Write out the entire listing below exactly as it appears, minus any pictures.

▼

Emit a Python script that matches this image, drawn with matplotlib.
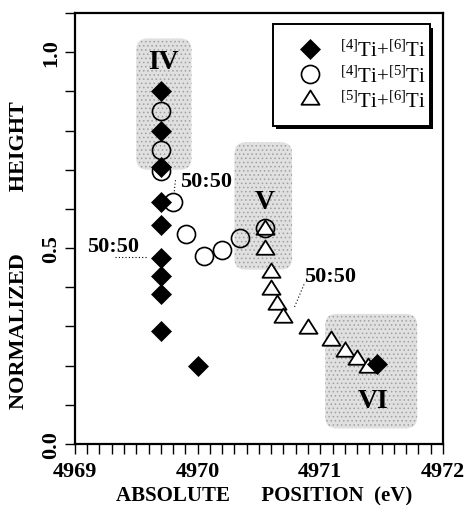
import matplotlib
matplotlib.use("Agg")
import matplotlib.pyplot as plt
from matplotlib.patches import FancyBboxPatch, Rectangle
from matplotlib.path import Path
from matplotlib.ticker import MultipleLocator, FixedLocator

plt.rcParams['font.family'] = ['Liberation Serif', 'DejaVu Serif']
plt.rcParams['mathtext.fontset'] = 'custom'
plt.rcParams['mathtext.rm'] = 'Liberation Serif'
plt.rcParams['mathtext.default'] = 'regular'
plt.rcParams['hatch.linewidth'] = 0.6

# ---- data ----
dia_x = [4969.70, 4969.70, 4969.70, 4969.70, 4969.70, 4969.70, 4969.70, 4969.70, 4969.70, 4970.00, 4971.46]
dia_y = [0.90, 0.80, 0.708, 0.618, 0.559, 0.475, 0.429, 0.383, 0.289, 0.198, 0.204]

circ_x = [4969.70, 4969.70, 4969.70, 4969.80, 4969.905, 4970.05, 4970.20, 4970.345, 4970.55]
circ_y = [0.850, 0.750, 0.697, 0.618, 0.537, 0.479, 0.496, 0.526, 0.550]

tri_x = [4970.55, 4970.55, 4970.595, 4970.60, 4970.65, 4970.70, 4970.90, 4971.09, 4971.20, 4971.30, 4971.39]
tri_y = [0.548, 0.497, 0.438, 0.395, 0.357, 0.323, 0.296, 0.266, 0.238, 0.217, 0.196]

labels = [r'$^{[4]}$Ti+$^{[6]}$Ti', r'$^{[4]}$Ti+$^{[5]}$Ti', r'$^{[5]}$Ti+$^{[6]}$Ti']

# shaded regions: (x0, y0, x1, y1, label, label_x, label_y)
regions = [
    (4969.50, 0.700, 4969.95, 1.035, 'IV', 4969.72, 0.975),
    (4970.30, 0.445, 4970.77, 0.770, 'V', 4970.55, 0.620),
    (4971.04, 0.040, 4971.79, 0.332, 'VI', 4971.43, 0.110),
]

# 50:50 annotations: text position, leader line start/end
ann_text = [(4970.07, 0.670), (4969.31, 0.505), (4971.08, 0.430)]
ann_line = [((4969.81, 0.645), (4969.82, 0.675)),
            ((4969.33, 0.476), (4969.59, 0.476)),
            ((4970.79, 0.350), (4970.875, 0.413))]

xticks = [4969, 4970, 4971, 4972]
yticks = [0.0, 0.5, 1.0]
ytick_labels = ['0.0', '0.5', '1.0']

# ---- figure ----
fig = plt.figure(figsize=(4.71, 5.06), dpi=100)
ax = fig.add_axes([0.159, 0.1206, 0.7816, 0.8517])
ax.set_xlim(4969, 4972)
ax.set_ylim(0, 1.1)

aspect = (1.1 / 431.0) / (3.0 / 368.0)
for x0, y0, x1, y1, lab, lx, ly in regions:
    p = FancyBboxPatch((x0, y0), x1 - x0, y1 - y0,
                       boxstyle='round,pad=0,rounding_size=0.09',
                       mutation_aspect=aspect,
                       facecolor='#e0e0e0', edgecolor='#a0a0a0', linewidth=0,
                       hatch='....', zorder=0.5)
    ax.add_patch(p)
    ax.text(lx, ly, lab, fontsize=20, fontweight='bold', ha='center', va='center', zorder=5)

for (tx, ty), ((lx0, ly0), (lx1, ly1)) in zip(ann_text, ann_line):
    ax.text(tx, ty, '50:50', fontsize=16, fontweight='bold', ha='center', va='center', zorder=5)
    ax.plot([lx0, lx1], [ly0, ly1], ls=(0, (1, 2)), color='black', lw=0.8, zorder=1)

tri_path = Path([(-1, -0.58), (1, -0.58), (0, 1.0), (-1, -0.58)],
                [Path.MOVETO, Path.LINETO, Path.LINETO, Path.CLOSEPOLY])

ax.plot(tri_x, tri_y, ls='none', marker=tri_path, ms=13, mfc='white', mec='black', mew=1.3,
        label=labels[2], zorder=3)
ax.plot(circ_x, circ_y, ls='none', marker='o', ms=13, mfc='none', mec='black', mew=1.2,
        label=labels[1], zorder=4)
ax.plot(dia_x, dia_y, ls='none', marker='D', ms=10, mfc='black', mec='black', mew=0.5,
        label=labels[0], zorder=3.5)

# legend frame with solid black drop shadow
lx0, lx1, ly0, ly1 = 0.538, 0.965, 0.738, 0.974
ax.add_patch(Rectangle((lx0 + 0.009, ly0 - 0.008), lx1 - lx0, ly1 - ly0, transform=ax.transAxes,
                       facecolor='black', edgecolor='black', lw=0, zorder=6))
ax.add_patch(Rectangle((lx0, ly0), lx1 - lx0, ly1 - ly0, transform=ax.transAxes,
                       facecolor='white', edgecolor='black', lw=1.4, zorder=6.1))

h, l = ax.get_legend_handles_labels()
order = [2, 1, 0]
leg = ax.legend([h[i] for i in order], [l[i] for i in order],
                loc='upper left', bbox_to_anchor=(0.599, 0.938), borderaxespad=0,
                frameon=False, prop={'size': 15}, handletextpad=0.72, borderpad=0,
                labelspacing=0.2, handlelength=1.4)
leg.set_zorder(7)

for s in ax.spines.values():
    s.set_linewidth(1.6)

ax.xaxis.set_major_locator(FixedLocator(xticks))
ax.xaxis.set_minor_locator(MultipleLocator(0.1))
ax.yaxis.set_major_locator(FixedLocator(yticks))
ax.yaxis.set_minor_locator(MultipleLocator(0.1))
ax.set_yticklabels(ytick_labels)
ax.tick_params(which='both', direction='out', length=7, width=1.0)
ax.tick_params(axis='x', which='major', pad=5, labelsize=16)
ax.tick_params(axis='y', which='major', pad=3, labelsize=16, labelrotation=90)
for t in ax.get_xticklabels() + ax.get_yticklabels():
    t.set_fontweight('bold')
for t in ax.get_yticklabels():
    t.set_va('center')

ax.set_xlabel('ABSOLUTE      POSITION  (eV)', fontsize=15, fontweight='bold')
ax.xaxis.set_label_coords(0.513, -0.096)
ax.set_ylabel('NORMALIZED           HEIGHT', fontsize=16, fontweight='bold')
ax.yaxis.set_label_coords(-0.125, 0.44)

fig.savefig('out.png', dpi=100)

▲

RIGHT ANSWER –
Emit a Python script that matches this image, drawn with matplotlib.
import matplotlib
matplotlib.use("Agg")
import matplotlib.pyplot as plt
from matplotlib.patches import FancyBboxPatch, Rectangle
from matplotlib.path import Path
from matplotlib.ticker import MultipleLocator, FixedLocator

plt.rcParams['font.family'] = ['Liberation Serif', 'DejaVu Serif']
plt.rcParams['mathtext.fontset'] = 'custom'
plt.rcParams['mathtext.rm'] = 'Liberation Serif'
plt.rcParams['mathtext.default'] = 'regular'
plt.rcParams['hatch.linewidth'] = 0.6

# ---- data ----
dia_x = [4969.70, 4969.70, 4969.70, 4969.70, 4969.70, 4969.70, 4969.70, 4969.70, 4969.70, 4970.00, 4971.46]
dia_y = [0.90, 0.80, 0.708, 0.618, 0.559, 0.475, 0.429, 0.383, 0.289, 0.198, 0.204]

circ_x = [4969.70, 4969.70, 4969.70, 4969.80, 4969.905, 4970.05, 4970.20, 4970.345, 4970.55]
circ_y = [0.850, 0.750, 0.697, 0.618, 0.537, 0.479, 0.496, 0.526, 0.550]

tri_x = [4970.55, 4970.55, 4970.595, 4970.60, 4970.65, 4970.70, 4970.90, 4971.09, 4971.20, 4971.30, 4971.39]
tri_y = [0.548, 0.497, 0.438, 0.395, 0.357, 0.323, 0.296, 0.266, 0.238, 0.217, 0.196]

labels = [r'$^{[4]}$Ti+$^{[6]}$Ti', r'$^{[4]}$Ti+$^{[5]}$Ti', r'$^{[5]}$Ti+$^{[6]}$Ti']

# shaded regions: (x0, y0, x1, y1, label, label_x, label_y)
regions = [
    (4969.50, 0.700, 4969.95, 1.035, 'IV', 4969.72, 0.975),
    (4970.30, 0.445, 4970.77, 0.770, 'V', 4970.55, 0.620),
    (4971.04, 0.040, 4971.79, 0.332, 'VI', 4971.43, 0.110),
]

# 50:50 annotations: text position, leader line start/end
ann_text = [(4970.07, 0.670), (4969.31, 0.505), (4971.08, 0.430)]
ann_line = [((4969.81, 0.645), (4969.82, 0.675)),
            ((4969.33, 0.476), (4969.59, 0.476)),
            ((4970.79, 0.350), (4970.875, 0.413))]

xticks = [4969, 4970, 4971, 4972]
yticks = [0.0, 0.5, 1.0]
ytick_labels = ['0.0', '0.5', '1.0']

# ---- figure ----
fig = plt.figure(figsize=(4.71, 5.06), dpi=100)
ax = fig.add_axes([0.159, 0.1206, 0.7816, 0.8517])
ax.set_xlim(4969, 4972)
ax.set_ylim(0, 1.1)

aspect = (1.1 / 431.0) / (3.0 / 368.0)
for x0, y0, x1, y1, lab, lx, ly in regions:
    p = FancyBboxPatch((x0, y0), x1 - x0, y1 - y0,
                       boxstyle='round,pad=0,rounding_size=0.09',
                       mutation_aspect=aspect,
                       facecolor='#e0e0e0', edgecolor='#a0a0a0', linewidth=0,
                       hatch='....', zorder=0.5)
    ax.add_patch(p)
    ax.text(lx, ly, lab, fontsize=20, fontweight='bold', ha='center', va='center', zorder=5)

for (tx, ty), ((lx0, ly0), (lx1, ly1)) in zip(ann_text, ann_line):
    ax.text(tx, ty, '50:50', fontsize=16, fontweight='bold', ha='center', va='center', zorder=5)
    ax.plot([lx0, lx1], [ly0, ly1], ls=(0, (1, 2)), color='black', lw=0.8, zorder=1)

tri_path = Path([(-1, -0.58), (1, -0.58), (0, 1.0), (-1, -0.58)],
                [Path.MOVETO, Path.LINETO, Path.LINETO, Path.CLOSEPOLY])

ax.plot(tri_x, tri_y, ls='none', marker=tri_path, ms=13, mfc='white', mec='black', mew=1.3,
        label=labels[2], zorder=3)
ax.plot(circ_x, circ_y, ls='none', marker='o', ms=13, mfc='none', mec='black', mew=1.2,
        label=labels[1], zorder=4)
ax.plot(dia_x, dia_y, ls='none', marker='D', ms=10, mfc='black', mec='black', mew=0.5,
        label=labels[0], zorder=3.5)

# legend frame with solid black drop shadow
lx0, lx1, ly0, ly1 = 0.538, 0.965, 0.738, 0.974
ax.add_patch(Rectangle((lx0 + 0.009, ly0 - 0.008), lx1 - lx0, ly1 - ly0, transform=ax.transAxes,
                       facecolor='black', edgecolor='black', lw=0, zorder=6))
ax.add_patch(Rectangle((lx0, ly0), lx1 - lx0, ly1 - ly0, transform=ax.transAxes,
                       facecolor='white', edgecolor='black', lw=1.4, zorder=6.1))

h, l = ax.get_legend_handles_labels()
order = [2, 1, 0]
leg = ax.legend([h[i] for i in order], [l[i] for i in order],
                loc='upper left', bbox_to_anchor=(0.599, 0.938), borderaxespad=0,
                frameon=False, prop={'size': 15}, handletextpad=0.72, borderpad=0,
                labelspacing=0.2, handlelength=1.4)
leg.set_zorder(7)

for s in ax.spines.values():
    s.set_linewidth(1.6)

ax.xaxis.set_major_locator(FixedLocator(xticks))
ax.xaxis.set_minor_locator(MultipleLocator(0.1))
ax.yaxis.set_major_locator(FixedLocator(yticks))
ax.yaxis.set_minor_locator(MultipleLocator(0.1))
ax.set_yticklabels(ytick_labels)
ax.tick_params(which='both', direction='out', length=7, width=1.0)
ax.tick_params(axis='x', which='major', pad=5, labelsize=16)
ax.tick_params(axis='y', which='major', pad=3, labelsize=16, labelrotation=90)
for t in ax.get_xticklabels() + ax.get_yticklabels():
    t.set_fontweight('bold')
for t in ax.get_yticklabels():
    t.set_va('center')

ax.set_xlabel('ABSOLUTE      POSITION  (eV)', fontsize=15, fontweight='bold')
ax.xaxis.set_label_coords(0.513, -0.096)
ax.set_ylabel('NORMALIZED           HEIGHT', fontsize=16, fontweight='bold')
ax.yaxis.set_label_coords(-0.125, 0.44)

fig.savefig('out.png', dpi=100)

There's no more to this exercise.